Chances are, you don’t need to go to 100% of each skill and can afford to know just beyond the basics. With a good level of experience, you can get a feel for this quite easily and learn pretty quickly without feeling like you need to know everything.

Show that you’re prepared to learn

Your team won’t actually expect you to be an expert in everything, particularly those who are a little more experienced because they understand the bigger picture of your role. All you need to do instead is to show that you’re prepared to get your hands dirty and fill those knowledge gaps when you need to. 

Lean into the value that you can add to problems or challenges

If you aren’t always able to get hands-on with technical problems, then you need to find ways of bringing value in other ways. For example, your experience may mean that you’re able to do things such as:

  • Not panicking when unexpected problems occur.
  • Keeping the team focused on the bigger picture of the problem they’re trying to solve.
  • Helping to talk through solutions and the pros/cons of each one.

Whilst your team may be very good at their day-to-day job, a lack of experience can sometimes lead to them not being as good at the items above which is exactly where you can add value.

Focus on the bigger picture (and be clear that this is your focus)
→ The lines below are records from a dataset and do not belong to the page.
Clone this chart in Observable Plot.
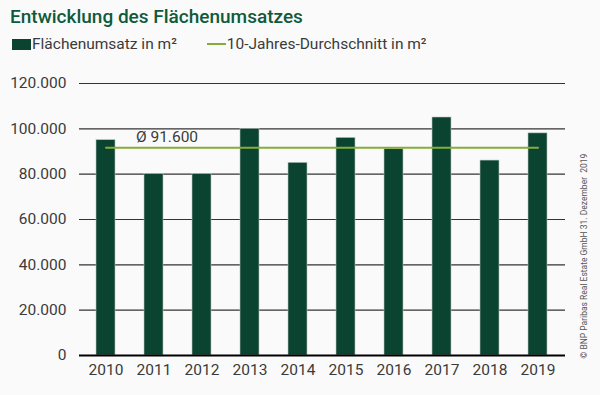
<!DOCTYPE html>
<html><head><meta charset="utf-8">
<script src="https://cdn.jsdelivr.net/npm/d3@7"></script>
<script src="https://cdn.jsdelivr.net/npm/@observablehq/plot@0.6"></script>
<style>
html,body{margin:0;padding:0;background:#fafafa;width:600px;height:395px;overflow:hidden;font-family:Roboto,"Noto Sans",sans-serif;}
#title{position:absolute;left:10px;top:5px;font-size:19px;font-weight:500;color:#0e5a3c;white-space:nowrap;}
#legend{position:absolute;left:12px;top:35px;font-size:15.5px;color:#3a3a3a;white-space:nowrap;display:flex;align-items:center;}
.sw{display:inline-block;width:19px;height:11px;background:#0b4331;margin-right:1px;}
.ln{display:inline-block;width:19px;height:2px;background:#86ad3a;margin-left:30px;margin-right:1px;}
#chart{position:absolute;left:0;top:58px;}
#copy{position:absolute;left:584px;top:256px;transform:translate(-50%,-50%) rotate(-90deg);font-size:8.5px;color:#555;white-space:nowrap;}
</style></head>
<body>
<div id="title">Entwicklung des Flächenumsatzes</div>
<div id="legend"><span class="sw"></span>Flächenumsatz in m²<span class="ln"></span>10-Jahres-Durchschnitt in m²</div>
<div id="chart"></div>
<div id="copy">© BNP Paribas Real Estate GmbH 31. Dezember&nbsp; 2019</div>
<script>
const years = ["2010","2011","2012","2013","2014","2015","2016","2017","2018","2019"];
const umsatz = [95000, 80000, 80000, 100000, 85000, 96000, 91000, 105000, 86000, 98000];
const average = 91600;
const yTicks = [0, 20000, 40000, 60000, 80000, 100000, 120000];
const avgLabel = "Ø 91.600";

const data = years.map((y, i) => ({year: y, value: umsatz[i]}));
const fmt = d => d === 0 ? "0" : d3.format(",")(d).replace(/,/g, ".");

const chart = Plot.plot({
  width: 600,
  height: 337,
  marginLeft: 79,
  marginRight: 35,
  marginTop: 25,
  marginBottom: 40,
  style: {background: "transparent", fontFamily: "Roboto, 'Noto Sans', sans-serif", fontSize: "15.5px", color: "#3a3a3a"},
  x: {domain: years, paddingInner: 0.6, paddingOuter: 0.3, label: null, tickSize: 0, tickPadding: 8},
  y: {domain: [0, 120000], ticks: yTicks, tickFormat: fmt, label: null, tickSize: 0, tickPadding: 13},
  marks: [
    Plot.ruleY(yTicks.filter(d => d > 0), {stroke: "#333", strokeWidth: 1.2}),
    Plot.barY(data, {x: "year", y: "value", fill: "#0b4331", stroke: "#b9c4bf", strokeWidth: 0.6}),
    Plot.ruleY([0], {stroke: "#000", strokeWidth: 2}),
    Plot.line([{year: years[0], v: average}, {year: years[years.length - 1], v: average}], {x: "year", y: "v", stroke: "#86ad3a", strokeWidth: 2}),
    Plot.text([{year: years[1], v: average}], {x: "year", y: "v", text: () => avgLabel, dx: 13, dy: -11, fill: "#3a3a3a", fontSize: 15.5})
  ]
});
document.getElementById("chart").appendChild(chart);
</script>
</body></html>
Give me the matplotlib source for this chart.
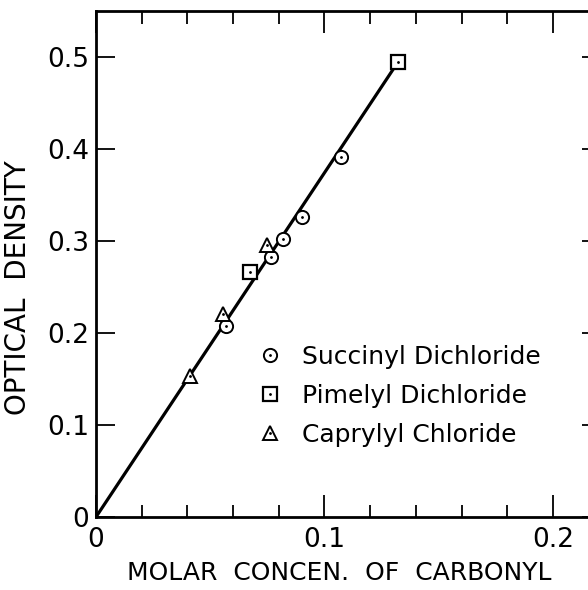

Your job as a team manager isn’t to focus on day-to-day delivery of work. It’s to get the most out of your team and hit your team objectives. In order to do this, you need to always be looking at and thinking about the bigger picture. This means that you need to be focused on a combination of:

  • The short and long-term personal development plans for your team members.
  • Understanding, relaying and tracking team objectives and the actions that drive towards you hitting them.
  • Removing blockers and enabling your team to work as effectively as possible (both as a team and as individuals).

And finally, you should be clear with your team that these kinds of things are where you focus your time and energy – along with anything else that you want to focus on as a manager.